PROBLEM TO SOLVE: Using the data below, return word for word every line from the one holding "Convert this chart to Apache ECharts code." down to the one holding "0.950, 1.057, 0.973];". Leave pictures out.

DATA EXTRACT:
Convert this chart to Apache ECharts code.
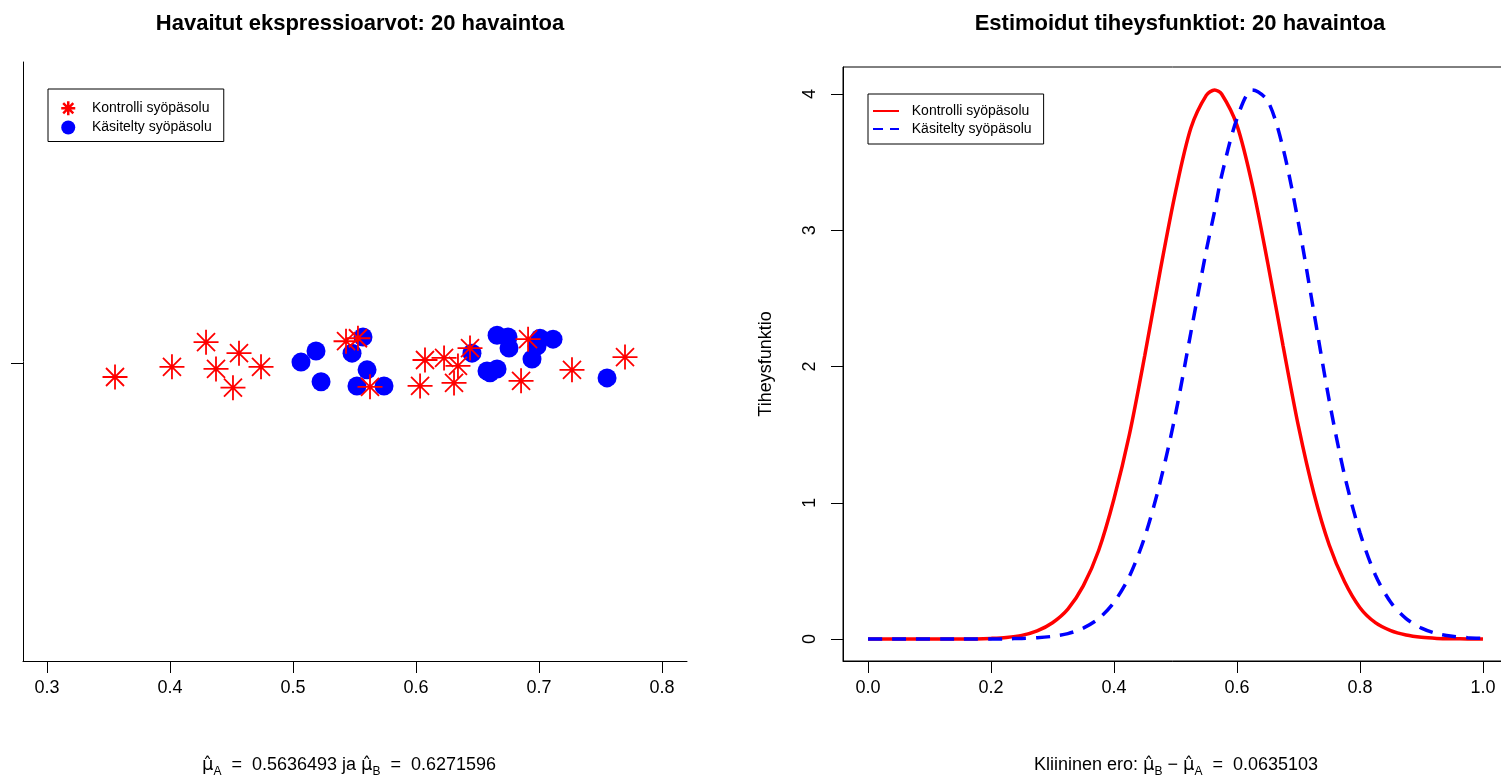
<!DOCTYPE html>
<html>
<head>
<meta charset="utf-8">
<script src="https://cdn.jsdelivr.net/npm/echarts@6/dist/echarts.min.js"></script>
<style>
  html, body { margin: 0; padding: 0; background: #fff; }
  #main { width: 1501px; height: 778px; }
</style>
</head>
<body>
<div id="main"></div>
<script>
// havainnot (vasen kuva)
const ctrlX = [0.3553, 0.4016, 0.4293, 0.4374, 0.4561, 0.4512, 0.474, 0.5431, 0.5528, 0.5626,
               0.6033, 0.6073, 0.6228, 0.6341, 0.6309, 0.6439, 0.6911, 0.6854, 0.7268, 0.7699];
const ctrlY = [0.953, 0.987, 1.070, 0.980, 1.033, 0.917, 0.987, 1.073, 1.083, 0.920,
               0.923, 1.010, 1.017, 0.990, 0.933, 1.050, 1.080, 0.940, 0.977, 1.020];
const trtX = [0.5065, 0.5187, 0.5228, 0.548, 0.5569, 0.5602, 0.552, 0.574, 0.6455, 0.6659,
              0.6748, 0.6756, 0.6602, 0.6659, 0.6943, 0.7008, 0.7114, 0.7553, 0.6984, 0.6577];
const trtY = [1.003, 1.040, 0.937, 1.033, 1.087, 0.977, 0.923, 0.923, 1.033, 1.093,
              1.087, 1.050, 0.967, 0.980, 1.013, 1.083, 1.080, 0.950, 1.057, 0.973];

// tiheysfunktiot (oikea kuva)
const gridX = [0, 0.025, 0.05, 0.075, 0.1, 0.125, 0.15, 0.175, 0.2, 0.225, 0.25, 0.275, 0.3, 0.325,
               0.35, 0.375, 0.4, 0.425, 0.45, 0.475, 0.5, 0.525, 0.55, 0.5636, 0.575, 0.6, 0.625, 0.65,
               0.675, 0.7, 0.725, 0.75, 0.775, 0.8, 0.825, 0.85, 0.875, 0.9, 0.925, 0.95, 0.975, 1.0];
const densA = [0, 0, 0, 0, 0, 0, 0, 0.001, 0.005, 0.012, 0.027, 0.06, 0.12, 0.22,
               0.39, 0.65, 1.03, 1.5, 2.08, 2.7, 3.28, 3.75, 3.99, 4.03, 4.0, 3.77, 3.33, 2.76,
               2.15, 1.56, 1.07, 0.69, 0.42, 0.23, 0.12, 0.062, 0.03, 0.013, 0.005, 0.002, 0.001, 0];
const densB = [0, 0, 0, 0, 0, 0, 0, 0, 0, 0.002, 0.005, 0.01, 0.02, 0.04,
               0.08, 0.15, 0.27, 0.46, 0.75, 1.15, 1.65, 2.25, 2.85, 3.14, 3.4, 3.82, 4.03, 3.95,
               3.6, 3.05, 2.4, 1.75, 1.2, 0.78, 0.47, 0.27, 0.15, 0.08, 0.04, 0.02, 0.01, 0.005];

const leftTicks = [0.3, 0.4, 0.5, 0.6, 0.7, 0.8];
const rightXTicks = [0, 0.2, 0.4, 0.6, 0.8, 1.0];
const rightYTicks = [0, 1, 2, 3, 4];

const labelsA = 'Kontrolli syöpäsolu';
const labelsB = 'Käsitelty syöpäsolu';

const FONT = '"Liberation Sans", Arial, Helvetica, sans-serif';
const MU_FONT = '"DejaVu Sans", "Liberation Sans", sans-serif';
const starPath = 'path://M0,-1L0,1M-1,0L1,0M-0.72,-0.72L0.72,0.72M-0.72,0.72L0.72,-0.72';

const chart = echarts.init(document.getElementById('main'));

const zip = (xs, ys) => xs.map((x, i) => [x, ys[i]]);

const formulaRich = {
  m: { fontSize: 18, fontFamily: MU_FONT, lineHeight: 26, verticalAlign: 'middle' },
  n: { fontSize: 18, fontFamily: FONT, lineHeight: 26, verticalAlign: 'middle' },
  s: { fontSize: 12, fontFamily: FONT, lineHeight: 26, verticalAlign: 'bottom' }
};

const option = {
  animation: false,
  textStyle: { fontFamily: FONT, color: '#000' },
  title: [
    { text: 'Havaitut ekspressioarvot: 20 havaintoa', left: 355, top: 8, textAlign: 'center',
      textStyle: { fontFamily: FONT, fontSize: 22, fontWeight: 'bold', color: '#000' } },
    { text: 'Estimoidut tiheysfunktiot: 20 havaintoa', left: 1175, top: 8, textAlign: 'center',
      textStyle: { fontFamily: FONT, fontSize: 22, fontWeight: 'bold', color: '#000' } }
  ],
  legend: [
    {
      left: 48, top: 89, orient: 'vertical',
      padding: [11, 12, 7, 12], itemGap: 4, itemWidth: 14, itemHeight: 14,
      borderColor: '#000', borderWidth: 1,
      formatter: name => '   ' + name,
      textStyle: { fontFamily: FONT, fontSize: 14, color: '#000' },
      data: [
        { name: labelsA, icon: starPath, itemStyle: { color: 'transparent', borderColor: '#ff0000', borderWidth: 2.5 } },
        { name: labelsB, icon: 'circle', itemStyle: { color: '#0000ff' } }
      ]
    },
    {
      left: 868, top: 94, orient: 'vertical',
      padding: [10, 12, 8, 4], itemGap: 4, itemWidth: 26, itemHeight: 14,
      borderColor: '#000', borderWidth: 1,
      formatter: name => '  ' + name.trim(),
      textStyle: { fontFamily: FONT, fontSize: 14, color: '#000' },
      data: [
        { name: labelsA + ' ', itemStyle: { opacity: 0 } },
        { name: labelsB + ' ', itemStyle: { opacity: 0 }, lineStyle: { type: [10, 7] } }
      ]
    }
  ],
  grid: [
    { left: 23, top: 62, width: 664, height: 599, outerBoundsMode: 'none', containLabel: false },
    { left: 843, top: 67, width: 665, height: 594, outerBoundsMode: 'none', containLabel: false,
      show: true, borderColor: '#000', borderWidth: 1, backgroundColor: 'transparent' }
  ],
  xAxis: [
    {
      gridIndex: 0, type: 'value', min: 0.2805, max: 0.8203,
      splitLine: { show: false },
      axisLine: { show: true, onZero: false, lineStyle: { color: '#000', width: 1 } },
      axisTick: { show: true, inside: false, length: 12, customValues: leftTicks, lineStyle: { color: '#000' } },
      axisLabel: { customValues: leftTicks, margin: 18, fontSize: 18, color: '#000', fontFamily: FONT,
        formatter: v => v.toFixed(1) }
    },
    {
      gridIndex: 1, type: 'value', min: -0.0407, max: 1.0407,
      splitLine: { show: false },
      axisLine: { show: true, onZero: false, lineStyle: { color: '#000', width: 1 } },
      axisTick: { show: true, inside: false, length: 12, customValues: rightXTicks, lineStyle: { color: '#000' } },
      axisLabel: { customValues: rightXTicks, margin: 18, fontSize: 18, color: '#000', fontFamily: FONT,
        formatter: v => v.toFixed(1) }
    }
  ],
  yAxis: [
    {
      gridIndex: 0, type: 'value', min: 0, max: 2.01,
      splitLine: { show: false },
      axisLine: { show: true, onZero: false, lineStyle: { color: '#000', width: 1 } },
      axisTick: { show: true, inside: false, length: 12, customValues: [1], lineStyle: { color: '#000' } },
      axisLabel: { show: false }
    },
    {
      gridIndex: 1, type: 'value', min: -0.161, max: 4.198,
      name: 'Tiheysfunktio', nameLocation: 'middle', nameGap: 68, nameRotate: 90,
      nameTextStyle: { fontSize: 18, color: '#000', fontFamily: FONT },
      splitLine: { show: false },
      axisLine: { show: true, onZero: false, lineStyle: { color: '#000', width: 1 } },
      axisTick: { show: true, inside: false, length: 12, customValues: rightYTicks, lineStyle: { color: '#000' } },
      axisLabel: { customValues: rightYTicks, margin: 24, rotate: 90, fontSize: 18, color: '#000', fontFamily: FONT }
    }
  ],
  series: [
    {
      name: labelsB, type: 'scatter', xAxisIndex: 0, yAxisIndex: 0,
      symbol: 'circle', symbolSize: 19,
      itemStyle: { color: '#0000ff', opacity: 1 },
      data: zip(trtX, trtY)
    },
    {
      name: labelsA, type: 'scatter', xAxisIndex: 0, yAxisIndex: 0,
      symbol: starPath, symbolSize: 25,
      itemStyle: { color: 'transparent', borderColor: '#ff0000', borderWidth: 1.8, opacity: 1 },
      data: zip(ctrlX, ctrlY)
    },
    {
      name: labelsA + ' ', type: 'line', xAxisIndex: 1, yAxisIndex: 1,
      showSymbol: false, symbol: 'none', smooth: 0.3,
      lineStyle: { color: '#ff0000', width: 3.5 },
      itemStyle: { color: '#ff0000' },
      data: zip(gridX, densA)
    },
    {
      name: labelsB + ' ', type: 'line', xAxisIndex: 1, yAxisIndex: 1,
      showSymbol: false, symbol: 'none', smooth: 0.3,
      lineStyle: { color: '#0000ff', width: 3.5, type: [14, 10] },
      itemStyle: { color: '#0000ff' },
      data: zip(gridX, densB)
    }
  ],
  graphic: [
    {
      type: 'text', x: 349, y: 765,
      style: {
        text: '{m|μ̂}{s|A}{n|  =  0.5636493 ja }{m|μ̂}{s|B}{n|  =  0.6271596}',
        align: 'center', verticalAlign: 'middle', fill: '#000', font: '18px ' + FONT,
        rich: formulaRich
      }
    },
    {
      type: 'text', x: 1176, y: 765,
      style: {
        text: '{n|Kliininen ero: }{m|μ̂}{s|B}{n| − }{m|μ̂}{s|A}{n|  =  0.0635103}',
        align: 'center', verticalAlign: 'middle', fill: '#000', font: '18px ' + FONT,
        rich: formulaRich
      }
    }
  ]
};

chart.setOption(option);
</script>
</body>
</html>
---
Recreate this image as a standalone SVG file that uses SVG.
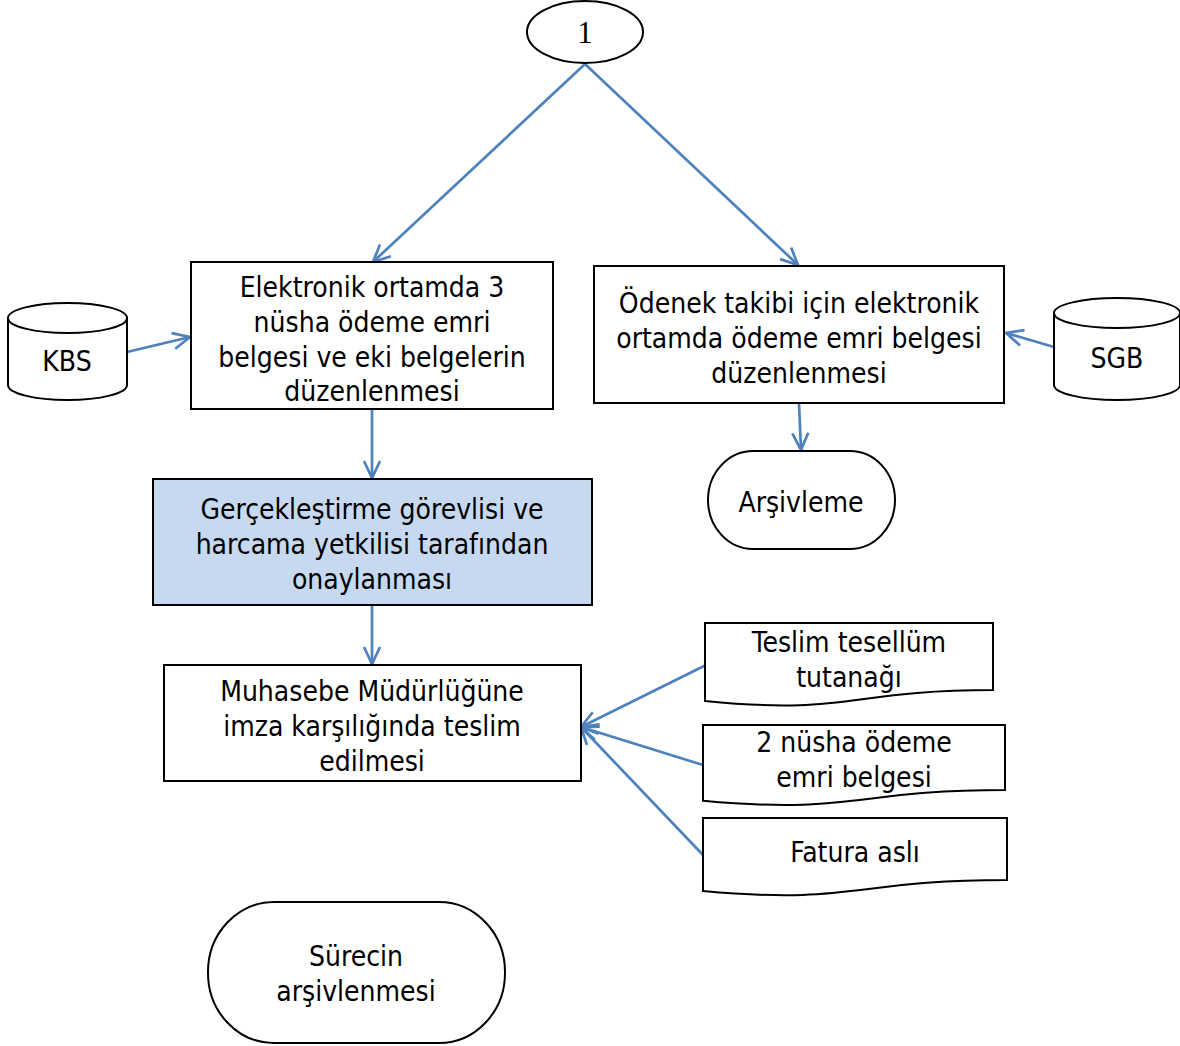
* * *
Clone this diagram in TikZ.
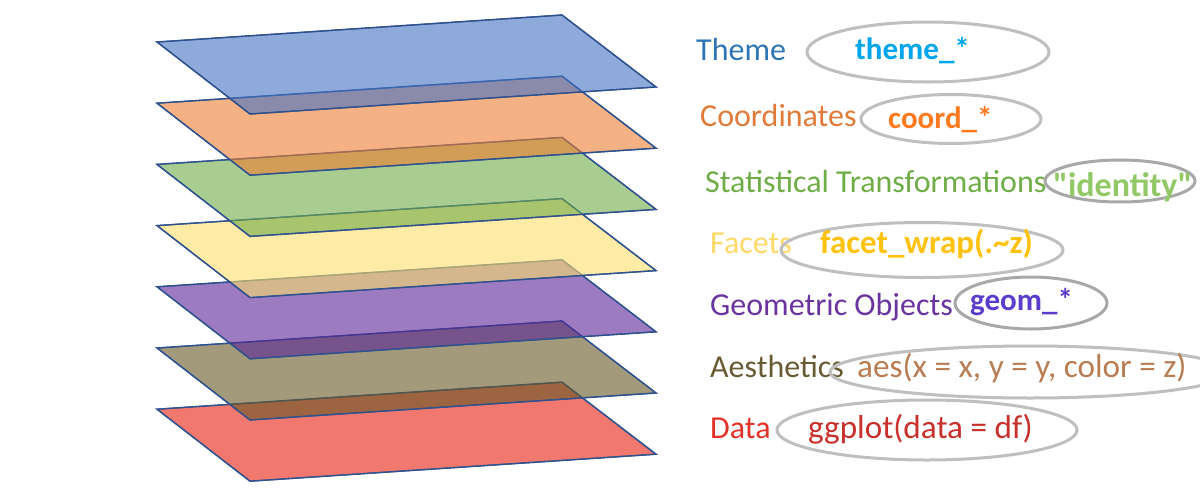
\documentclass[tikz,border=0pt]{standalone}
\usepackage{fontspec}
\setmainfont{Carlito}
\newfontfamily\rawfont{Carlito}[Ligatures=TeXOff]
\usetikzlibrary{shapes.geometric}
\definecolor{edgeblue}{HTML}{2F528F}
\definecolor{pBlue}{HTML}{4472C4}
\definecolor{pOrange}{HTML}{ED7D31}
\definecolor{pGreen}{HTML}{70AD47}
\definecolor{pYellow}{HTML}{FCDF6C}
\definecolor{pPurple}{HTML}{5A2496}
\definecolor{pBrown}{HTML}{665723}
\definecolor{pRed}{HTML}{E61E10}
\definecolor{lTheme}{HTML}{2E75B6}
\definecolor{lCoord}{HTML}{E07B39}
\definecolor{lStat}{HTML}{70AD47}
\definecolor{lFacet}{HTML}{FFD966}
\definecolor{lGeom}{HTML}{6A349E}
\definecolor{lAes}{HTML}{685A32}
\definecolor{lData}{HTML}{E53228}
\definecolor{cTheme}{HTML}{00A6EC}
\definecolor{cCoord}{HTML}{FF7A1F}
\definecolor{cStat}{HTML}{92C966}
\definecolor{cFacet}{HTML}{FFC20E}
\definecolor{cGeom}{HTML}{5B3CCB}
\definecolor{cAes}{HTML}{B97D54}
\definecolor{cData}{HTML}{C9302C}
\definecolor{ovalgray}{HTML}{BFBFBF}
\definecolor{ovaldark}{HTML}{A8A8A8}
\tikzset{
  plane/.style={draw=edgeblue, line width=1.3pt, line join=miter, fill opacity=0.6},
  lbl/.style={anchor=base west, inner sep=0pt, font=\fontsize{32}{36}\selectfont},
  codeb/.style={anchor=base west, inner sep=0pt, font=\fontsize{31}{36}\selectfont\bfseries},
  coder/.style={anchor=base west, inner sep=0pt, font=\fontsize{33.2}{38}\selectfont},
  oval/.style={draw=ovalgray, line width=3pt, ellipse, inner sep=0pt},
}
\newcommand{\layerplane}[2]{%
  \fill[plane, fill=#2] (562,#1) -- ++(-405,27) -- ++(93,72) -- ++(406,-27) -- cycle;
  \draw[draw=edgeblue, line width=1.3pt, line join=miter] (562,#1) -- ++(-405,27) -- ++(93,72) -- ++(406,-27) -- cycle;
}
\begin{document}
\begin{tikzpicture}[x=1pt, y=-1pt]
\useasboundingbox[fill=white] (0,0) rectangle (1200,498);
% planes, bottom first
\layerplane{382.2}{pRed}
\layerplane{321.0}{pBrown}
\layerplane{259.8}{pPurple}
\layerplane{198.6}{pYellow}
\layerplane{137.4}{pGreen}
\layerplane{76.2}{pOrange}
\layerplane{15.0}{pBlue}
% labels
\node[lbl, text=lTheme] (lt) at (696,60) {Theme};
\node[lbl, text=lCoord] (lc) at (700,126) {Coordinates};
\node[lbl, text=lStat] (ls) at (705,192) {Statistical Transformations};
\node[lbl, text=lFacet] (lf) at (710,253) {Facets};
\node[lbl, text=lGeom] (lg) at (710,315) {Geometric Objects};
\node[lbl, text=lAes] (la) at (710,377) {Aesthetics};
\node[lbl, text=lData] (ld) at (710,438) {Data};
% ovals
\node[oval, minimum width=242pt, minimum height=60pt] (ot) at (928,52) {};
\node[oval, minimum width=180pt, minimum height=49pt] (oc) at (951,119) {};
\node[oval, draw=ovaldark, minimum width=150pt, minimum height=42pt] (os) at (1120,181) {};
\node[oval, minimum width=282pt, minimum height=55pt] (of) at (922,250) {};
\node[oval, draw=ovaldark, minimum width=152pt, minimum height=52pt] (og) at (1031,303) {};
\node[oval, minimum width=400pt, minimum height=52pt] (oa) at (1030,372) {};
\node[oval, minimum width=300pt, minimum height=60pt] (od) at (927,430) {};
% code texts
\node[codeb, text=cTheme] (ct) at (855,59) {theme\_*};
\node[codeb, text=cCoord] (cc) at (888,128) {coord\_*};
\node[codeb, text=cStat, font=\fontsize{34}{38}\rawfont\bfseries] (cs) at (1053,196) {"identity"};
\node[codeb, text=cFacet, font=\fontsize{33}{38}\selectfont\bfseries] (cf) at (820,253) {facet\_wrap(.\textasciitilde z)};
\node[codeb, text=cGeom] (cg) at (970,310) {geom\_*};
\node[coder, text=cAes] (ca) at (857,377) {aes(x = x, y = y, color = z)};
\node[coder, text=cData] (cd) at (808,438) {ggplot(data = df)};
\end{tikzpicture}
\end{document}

SOLUTION FOR THIS EXERCISE:
Convert this chart to Apache ECharts code.
<!DOCTYPE html>
<html>
<head>
<meta charset="utf-8">
<script src="https://cdn.jsdelivr.net/npm/echarts@6/dist/echarts.min.js"></script>
<style>
  html, body { margin: 0; padding: 0; background: #fff; }
  #main { width: 1501px; height: 778px; }
</style>
</head>
<body>
<div id="main"></div>
<script>
// havainnot (vasen kuva)
const ctrlX = [0.3553, 0.4016, 0.4293, 0.4374, 0.4561, 0.4512, 0.474, 0.5431, 0.5528, 0.5626,
               0.6033, 0.6073, 0.6228, 0.6341, 0.6309, 0.6439, 0.6911, 0.6854, 0.7268, 0.7699];
const ctrlY = [0.953, 0.987, 1.070, 0.980, 1.033, 0.917, 0.987, 1.073, 1.083, 0.920,
               0.923, 1.010, 1.017, 0.990, 0.933, 1.050, 1.080, 0.940, 0.977, 1.020];
const trtX = [0.5065, 0.5187, 0.5228, 0.548, 0.5569, 0.5602, 0.552, 0.574, 0.6455, 0.6659,
              0.6748, 0.6756, 0.6602, 0.6659, 0.6943, 0.7008, 0.7114, 0.7553, 0.6984, 0.6577];
const trtY = [1.003, 1.040, 0.937, 1.033, 1.087, 0.977, 0.923, 0.923, 1.033, 1.093,
              1.087, 1.050, 0.967, 0.980, 1.013, 1.083, 1.080, 0.950, 1.057, 0.973];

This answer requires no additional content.